The years may go by, but the views of Nobel economist Milton Friedman on this country's foolish and socially destructive drug policies retain their significance. (See especially his famous 1989 "Open Letter to Bill Bennett," who was then serving as the nation's "drug czar.")

Friedman in Newsweek magazine, May 1, 1972:

But, you may say, must we accept defeat? Why not simply end the drug traffic? That is where experience under Prohibition is most relevant. We cannot end the drug traffic. We may be able to cut off opium from Turkey but there are innumerable other places where the opium poppy grows. With French cooperation, we may be able to make Marseilles an unhealthy place to manufacture heroin, but there are innumerable other places where the simple manufacturing operations involved can be carried out. So long as large sums of money are involved -- and they are bound to be if drugs are illegal -- it is literally hopeless to expect to end the traffic or even to reduce seriously its scope. In drugs, as in other areas, persuasion and example are likely to be far more effective than the use of force to shape others in our image.

Friedman on PBS, America's Drug Forum, 1991, when asked how drug legalization would change America for the better:

I see America with half the number of prisons, half the number of prisoners, ten thousand fewer homicides a year, inner cities in which there's a chance for these poor people to live without being afraid for their lives, citizens who might be respectable who are now addicts not being subject to becoming criminals in order to get their drug, being able to get drugs for which they're sure of the quality.

You know, the same thing happened under prohibition of alcohol as is happening now. Under prohibition of alcohol, deaths from alcohol poisoning, from poisoning by things that were mixed in with the bootleg alcohol, went up sharply. Similarly, under drug prohibition, deaths from overdose, from adulterations, from adulterated substances have gone up.

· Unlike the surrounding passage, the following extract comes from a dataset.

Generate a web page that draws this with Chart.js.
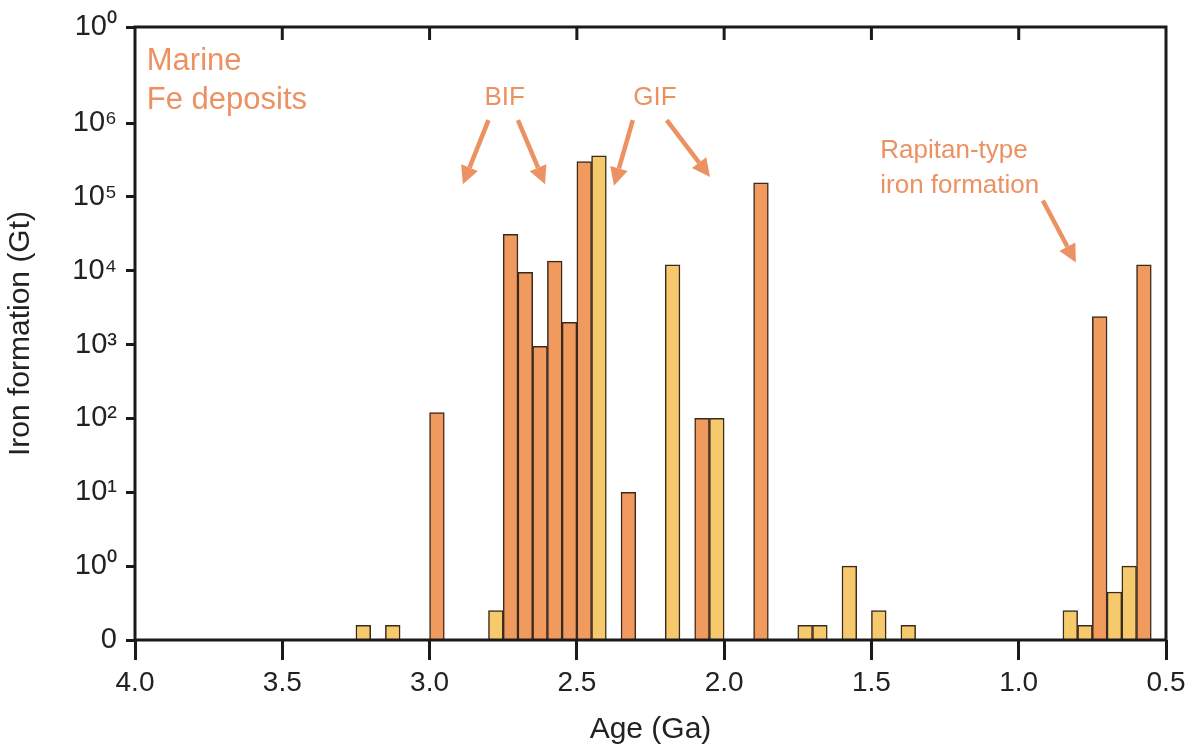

Crack would never have existed, in my opinion, if you had not had drug prohibition. Why was crack created? The preferred method of taking cocaine, which I understand was by sniffing it, snorting it, became very expensive and they were desperate to find a way of packaging cocaine. Under current circumstances, a mother who is a crack addict and is carrying a baby is afraid to go the prenatal treatment because she turned herself into a criminal, she's subject to being thrown in jail. Under legalized drugs, that inhibition would be off. And I have no doubt that under those circumstances, it would be possible to have a much more effective system of prenatal care, a much more effective system of trying to persuade people who are on drugs not to have children or to go off drugs while they have children.

Prohibition was repealed in 1933 when I was 21 years old, so I was a teenager during most of Prohibition. Alcohol was readily available. Bootlegging was common. Any idea that alcohol prohibition was keeping people from drinking was absurd. There were speakeasies all over the place. But more than that, we had this spectacle of Al Capone, of the hijackings, of the gang wars. Anybody with two eyes could see that this was a bad deal, that you were doing more harm than good. In addition, I became an economist. And as an economist, I came to recognize the importance of markets and of free choice and of consumer sovereignty and came to discover the harm that was done when you interfered with them.

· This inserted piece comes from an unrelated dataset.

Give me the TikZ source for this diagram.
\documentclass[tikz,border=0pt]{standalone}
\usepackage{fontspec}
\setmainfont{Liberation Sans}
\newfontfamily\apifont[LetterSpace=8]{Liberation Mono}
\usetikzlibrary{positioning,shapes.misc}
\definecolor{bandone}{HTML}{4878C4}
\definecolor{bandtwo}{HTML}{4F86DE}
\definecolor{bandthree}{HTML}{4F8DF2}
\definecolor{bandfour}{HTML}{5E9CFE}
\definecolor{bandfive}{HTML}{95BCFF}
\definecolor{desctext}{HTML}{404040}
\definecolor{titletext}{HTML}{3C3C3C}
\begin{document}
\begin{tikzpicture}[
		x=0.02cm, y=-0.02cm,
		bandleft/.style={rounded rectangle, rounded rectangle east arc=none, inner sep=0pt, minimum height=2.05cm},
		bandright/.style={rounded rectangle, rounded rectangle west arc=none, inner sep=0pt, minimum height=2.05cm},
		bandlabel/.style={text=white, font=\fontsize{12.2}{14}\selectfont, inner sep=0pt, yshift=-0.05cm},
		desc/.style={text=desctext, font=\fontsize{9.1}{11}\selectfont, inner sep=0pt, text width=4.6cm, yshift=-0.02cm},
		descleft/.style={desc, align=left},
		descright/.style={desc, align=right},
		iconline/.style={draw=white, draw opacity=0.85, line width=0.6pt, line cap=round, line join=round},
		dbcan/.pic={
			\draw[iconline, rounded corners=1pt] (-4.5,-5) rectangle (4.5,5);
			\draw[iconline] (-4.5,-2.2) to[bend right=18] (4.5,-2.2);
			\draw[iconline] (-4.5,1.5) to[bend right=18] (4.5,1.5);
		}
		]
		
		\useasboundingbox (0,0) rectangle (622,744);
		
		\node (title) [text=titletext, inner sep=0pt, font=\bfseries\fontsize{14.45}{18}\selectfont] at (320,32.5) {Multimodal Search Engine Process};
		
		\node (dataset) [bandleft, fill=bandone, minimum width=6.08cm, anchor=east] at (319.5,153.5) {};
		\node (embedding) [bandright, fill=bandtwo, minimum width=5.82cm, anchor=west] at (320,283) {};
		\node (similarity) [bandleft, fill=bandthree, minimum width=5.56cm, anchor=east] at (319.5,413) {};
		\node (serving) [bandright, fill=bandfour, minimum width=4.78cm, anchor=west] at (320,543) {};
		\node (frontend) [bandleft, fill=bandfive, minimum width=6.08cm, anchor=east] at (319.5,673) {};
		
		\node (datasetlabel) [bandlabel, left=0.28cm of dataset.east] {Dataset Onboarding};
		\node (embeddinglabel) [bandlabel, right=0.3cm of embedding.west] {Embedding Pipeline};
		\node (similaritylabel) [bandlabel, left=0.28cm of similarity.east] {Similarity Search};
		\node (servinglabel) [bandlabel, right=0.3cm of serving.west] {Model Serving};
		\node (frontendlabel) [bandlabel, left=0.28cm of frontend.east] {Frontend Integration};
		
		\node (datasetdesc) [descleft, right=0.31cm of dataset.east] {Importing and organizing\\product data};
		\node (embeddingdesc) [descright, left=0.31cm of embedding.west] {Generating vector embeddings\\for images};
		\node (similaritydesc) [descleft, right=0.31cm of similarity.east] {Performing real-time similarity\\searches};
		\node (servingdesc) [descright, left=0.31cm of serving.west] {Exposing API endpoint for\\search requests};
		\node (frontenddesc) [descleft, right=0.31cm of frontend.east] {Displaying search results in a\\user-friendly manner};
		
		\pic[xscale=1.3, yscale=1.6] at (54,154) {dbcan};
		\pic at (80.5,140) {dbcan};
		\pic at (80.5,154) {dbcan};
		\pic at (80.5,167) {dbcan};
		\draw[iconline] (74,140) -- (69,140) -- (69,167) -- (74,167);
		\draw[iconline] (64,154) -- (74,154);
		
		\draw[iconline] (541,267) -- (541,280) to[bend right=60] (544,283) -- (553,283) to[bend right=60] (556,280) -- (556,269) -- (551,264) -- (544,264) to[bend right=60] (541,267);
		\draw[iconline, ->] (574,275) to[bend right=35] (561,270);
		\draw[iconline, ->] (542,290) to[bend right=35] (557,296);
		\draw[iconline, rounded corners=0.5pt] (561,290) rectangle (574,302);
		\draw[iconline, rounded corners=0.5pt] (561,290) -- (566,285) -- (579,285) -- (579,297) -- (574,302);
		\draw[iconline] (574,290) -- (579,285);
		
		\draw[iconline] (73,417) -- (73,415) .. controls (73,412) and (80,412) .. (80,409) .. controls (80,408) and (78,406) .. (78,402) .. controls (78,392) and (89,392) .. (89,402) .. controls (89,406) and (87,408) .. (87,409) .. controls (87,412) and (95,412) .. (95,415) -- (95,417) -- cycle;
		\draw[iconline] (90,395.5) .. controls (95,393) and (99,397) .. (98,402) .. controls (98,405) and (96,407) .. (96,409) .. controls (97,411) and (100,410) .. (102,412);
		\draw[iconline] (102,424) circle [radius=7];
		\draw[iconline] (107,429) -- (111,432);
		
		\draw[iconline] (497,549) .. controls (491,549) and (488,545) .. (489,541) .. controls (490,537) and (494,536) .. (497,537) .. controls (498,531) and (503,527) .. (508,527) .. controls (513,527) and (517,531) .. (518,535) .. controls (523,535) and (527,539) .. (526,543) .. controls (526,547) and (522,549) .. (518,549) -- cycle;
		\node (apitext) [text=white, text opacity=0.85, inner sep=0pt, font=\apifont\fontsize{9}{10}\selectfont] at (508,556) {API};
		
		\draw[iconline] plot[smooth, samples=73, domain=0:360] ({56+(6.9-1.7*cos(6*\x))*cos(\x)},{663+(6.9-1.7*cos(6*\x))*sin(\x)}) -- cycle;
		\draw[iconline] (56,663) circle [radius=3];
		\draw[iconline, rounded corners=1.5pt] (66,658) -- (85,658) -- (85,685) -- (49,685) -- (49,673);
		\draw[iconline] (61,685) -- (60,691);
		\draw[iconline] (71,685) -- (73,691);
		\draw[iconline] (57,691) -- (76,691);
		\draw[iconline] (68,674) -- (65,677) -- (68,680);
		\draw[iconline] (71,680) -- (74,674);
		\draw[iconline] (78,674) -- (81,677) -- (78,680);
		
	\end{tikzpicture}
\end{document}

You've got the people killed in the random drug wars. You've got the corruption of the legal establishment. You've got the innocent victims who are taxpayers who have to pay for more and more prisons, and more and more prisoners, and more and more police. And, last, but not least, you've got the people of Colombia and Peru and so on. What business do we have destroying and leading to the killing of thousands of people in Colombia because we cannot enforce our own laws? If we could enforce our laws against drugs, there would be no market for these drugs. You wouldn't have Colombia in the state it's in.

But in the main, legalization as such would not have a major effect on the poor. It would provide better opportunities for the poor by rendering the inner cities safe and a place where you might have some decent, proper business. But I don't believe that legalization should be viewed primarily as a way to help the poor. Legalization is a way to stop -- in our forum as citizens -- a government from using our power to engage in the immoral behavior of killing people, taking lives away from people in the U.S., in Colombia and elsewhere, which we have no business doing.